◆ Instructions to follow ◆
Both boundary lines count: repeat, exactly and alone, the lines from the one containing "Rebuild this chart" to the one containing "from bokeh.resources import INLINE", with pictures left out.

↓

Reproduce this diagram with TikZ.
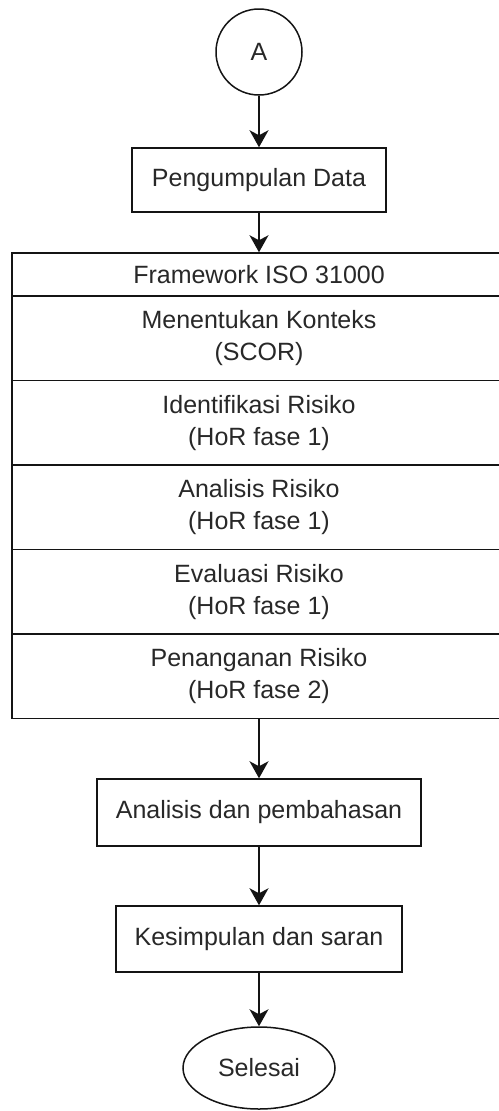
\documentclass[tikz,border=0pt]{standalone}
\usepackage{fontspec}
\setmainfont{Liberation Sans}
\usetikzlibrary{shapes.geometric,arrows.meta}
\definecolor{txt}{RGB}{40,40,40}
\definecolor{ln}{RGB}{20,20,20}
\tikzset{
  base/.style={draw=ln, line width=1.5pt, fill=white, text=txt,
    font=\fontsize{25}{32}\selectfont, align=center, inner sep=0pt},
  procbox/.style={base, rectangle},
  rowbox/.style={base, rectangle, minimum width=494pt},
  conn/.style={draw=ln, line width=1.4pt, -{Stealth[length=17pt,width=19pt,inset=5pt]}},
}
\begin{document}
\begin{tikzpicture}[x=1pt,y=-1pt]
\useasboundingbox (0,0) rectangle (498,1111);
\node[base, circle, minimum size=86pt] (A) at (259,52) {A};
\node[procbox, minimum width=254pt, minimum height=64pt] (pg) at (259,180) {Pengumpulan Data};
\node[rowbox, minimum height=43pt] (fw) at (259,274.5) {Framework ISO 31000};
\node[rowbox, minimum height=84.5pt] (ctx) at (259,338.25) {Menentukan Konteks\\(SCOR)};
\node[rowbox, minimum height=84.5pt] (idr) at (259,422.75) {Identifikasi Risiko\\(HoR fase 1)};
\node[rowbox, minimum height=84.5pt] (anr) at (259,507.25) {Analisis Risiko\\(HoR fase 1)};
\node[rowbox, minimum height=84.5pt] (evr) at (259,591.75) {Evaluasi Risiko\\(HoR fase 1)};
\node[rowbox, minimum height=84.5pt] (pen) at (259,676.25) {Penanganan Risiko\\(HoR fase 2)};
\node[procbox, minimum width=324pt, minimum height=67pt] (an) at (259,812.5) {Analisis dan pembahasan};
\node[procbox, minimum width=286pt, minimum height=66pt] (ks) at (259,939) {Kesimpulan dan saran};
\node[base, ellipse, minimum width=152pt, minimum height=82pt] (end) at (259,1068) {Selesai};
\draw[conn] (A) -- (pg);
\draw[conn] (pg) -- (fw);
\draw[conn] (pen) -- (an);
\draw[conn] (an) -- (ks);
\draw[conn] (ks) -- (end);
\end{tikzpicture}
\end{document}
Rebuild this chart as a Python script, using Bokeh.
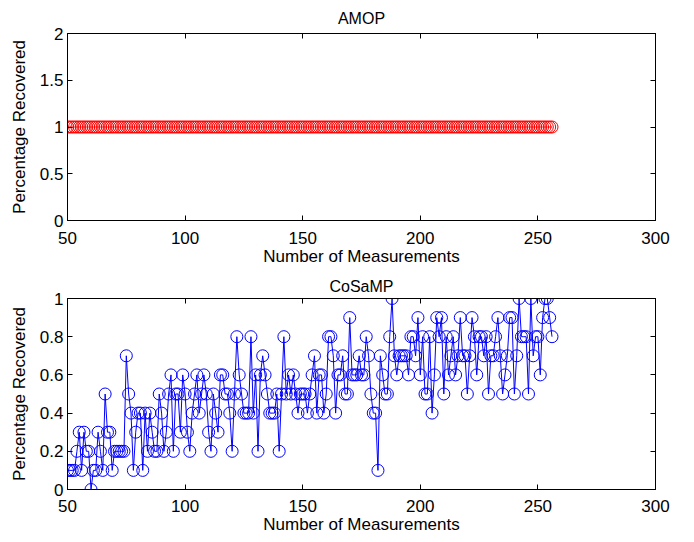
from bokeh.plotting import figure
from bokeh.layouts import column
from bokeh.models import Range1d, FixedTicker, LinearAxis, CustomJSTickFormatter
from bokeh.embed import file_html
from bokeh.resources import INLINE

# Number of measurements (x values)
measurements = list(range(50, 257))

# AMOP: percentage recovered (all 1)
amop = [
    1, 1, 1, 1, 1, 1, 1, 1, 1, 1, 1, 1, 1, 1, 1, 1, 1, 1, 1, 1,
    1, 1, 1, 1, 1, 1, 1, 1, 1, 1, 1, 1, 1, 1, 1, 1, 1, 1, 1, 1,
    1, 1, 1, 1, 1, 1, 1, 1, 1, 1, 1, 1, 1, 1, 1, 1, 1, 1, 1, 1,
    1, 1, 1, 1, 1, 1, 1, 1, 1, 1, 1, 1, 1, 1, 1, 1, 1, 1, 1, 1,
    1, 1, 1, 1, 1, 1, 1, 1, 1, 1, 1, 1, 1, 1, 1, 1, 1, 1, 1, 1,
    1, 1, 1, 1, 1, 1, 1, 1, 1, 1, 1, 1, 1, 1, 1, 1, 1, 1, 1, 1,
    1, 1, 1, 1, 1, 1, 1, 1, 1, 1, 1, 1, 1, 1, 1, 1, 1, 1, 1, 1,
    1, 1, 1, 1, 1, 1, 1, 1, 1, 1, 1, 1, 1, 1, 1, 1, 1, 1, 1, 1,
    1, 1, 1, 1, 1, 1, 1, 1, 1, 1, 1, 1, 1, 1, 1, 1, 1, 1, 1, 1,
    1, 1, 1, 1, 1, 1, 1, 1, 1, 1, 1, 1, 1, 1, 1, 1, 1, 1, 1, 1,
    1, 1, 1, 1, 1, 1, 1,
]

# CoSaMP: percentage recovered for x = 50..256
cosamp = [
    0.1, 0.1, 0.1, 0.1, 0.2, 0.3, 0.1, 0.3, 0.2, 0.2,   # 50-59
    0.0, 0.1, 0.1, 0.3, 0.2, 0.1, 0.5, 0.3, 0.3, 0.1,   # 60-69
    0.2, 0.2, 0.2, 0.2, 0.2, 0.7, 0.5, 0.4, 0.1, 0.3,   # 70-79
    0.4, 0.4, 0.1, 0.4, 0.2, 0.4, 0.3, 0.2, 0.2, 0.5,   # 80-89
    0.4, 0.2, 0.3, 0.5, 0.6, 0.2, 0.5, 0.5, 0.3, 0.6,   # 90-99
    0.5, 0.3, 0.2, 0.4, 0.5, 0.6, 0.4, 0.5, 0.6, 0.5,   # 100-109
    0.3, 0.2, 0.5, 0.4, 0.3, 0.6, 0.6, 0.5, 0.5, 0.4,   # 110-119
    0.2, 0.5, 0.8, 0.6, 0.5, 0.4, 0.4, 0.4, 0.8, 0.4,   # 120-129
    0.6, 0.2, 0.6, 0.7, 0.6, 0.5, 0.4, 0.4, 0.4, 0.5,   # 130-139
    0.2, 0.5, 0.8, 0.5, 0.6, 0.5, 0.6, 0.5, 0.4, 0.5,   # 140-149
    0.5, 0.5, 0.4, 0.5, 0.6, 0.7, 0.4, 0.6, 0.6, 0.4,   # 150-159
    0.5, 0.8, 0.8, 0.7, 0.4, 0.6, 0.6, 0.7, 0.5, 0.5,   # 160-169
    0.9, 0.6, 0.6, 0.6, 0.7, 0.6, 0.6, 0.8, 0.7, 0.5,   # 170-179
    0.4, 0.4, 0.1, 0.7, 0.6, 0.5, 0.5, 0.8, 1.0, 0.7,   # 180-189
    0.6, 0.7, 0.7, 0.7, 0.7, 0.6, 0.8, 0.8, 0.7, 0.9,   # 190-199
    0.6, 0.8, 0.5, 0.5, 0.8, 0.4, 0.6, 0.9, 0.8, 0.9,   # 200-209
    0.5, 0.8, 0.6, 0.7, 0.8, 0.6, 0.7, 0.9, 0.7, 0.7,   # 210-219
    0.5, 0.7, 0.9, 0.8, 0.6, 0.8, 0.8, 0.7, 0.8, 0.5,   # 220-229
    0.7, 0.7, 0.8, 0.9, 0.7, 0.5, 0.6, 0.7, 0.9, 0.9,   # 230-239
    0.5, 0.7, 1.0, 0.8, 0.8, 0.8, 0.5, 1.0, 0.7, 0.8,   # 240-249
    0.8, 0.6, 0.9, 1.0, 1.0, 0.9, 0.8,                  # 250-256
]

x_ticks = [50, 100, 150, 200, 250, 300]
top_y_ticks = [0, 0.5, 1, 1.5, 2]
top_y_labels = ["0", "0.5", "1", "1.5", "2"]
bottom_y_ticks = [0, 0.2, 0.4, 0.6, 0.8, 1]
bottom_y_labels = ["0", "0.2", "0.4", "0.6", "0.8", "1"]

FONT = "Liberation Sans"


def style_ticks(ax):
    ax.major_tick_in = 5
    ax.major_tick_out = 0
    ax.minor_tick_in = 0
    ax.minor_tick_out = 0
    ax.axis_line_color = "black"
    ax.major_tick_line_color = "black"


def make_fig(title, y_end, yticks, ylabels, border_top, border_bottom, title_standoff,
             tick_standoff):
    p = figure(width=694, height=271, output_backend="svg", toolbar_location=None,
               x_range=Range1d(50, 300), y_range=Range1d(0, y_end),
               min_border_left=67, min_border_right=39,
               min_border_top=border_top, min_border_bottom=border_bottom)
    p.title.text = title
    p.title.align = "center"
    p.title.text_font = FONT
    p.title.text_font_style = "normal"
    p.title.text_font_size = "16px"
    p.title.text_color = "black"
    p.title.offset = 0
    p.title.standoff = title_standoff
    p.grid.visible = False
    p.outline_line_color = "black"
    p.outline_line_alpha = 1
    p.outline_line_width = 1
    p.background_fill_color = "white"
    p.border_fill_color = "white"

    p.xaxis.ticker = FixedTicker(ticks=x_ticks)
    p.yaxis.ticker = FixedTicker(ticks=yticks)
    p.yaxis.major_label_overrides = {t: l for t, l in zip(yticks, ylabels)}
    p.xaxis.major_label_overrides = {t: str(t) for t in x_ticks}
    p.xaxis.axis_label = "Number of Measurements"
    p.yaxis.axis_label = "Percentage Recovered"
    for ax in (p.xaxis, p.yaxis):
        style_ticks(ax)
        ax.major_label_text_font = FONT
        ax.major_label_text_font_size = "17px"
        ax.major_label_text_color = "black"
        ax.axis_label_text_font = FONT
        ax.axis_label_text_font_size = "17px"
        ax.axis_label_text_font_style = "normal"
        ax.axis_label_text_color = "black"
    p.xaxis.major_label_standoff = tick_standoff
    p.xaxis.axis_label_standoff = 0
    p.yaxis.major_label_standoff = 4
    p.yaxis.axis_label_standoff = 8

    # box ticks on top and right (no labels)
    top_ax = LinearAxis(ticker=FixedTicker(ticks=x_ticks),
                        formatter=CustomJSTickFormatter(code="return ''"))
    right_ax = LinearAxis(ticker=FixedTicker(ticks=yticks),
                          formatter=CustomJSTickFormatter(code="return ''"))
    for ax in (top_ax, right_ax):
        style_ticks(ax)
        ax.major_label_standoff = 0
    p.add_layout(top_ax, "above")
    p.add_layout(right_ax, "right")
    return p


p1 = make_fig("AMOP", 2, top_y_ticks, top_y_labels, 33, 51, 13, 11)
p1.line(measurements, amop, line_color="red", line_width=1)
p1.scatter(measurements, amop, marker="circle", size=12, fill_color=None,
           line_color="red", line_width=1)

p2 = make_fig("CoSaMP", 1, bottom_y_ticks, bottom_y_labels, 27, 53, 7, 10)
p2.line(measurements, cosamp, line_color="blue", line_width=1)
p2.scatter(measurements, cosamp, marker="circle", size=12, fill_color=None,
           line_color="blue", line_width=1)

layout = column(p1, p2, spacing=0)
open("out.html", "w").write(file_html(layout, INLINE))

↑

◆ Task result ◆
Rebuild this chart as a Python script, using Bokeh.
from bokeh.plotting import figure
from bokeh.layouts import column
from bokeh.models import Range1d, FixedTicker, LinearAxis, CustomJSTickFormatter
from bokeh.embed import file_html
from bokeh.resources import INLINE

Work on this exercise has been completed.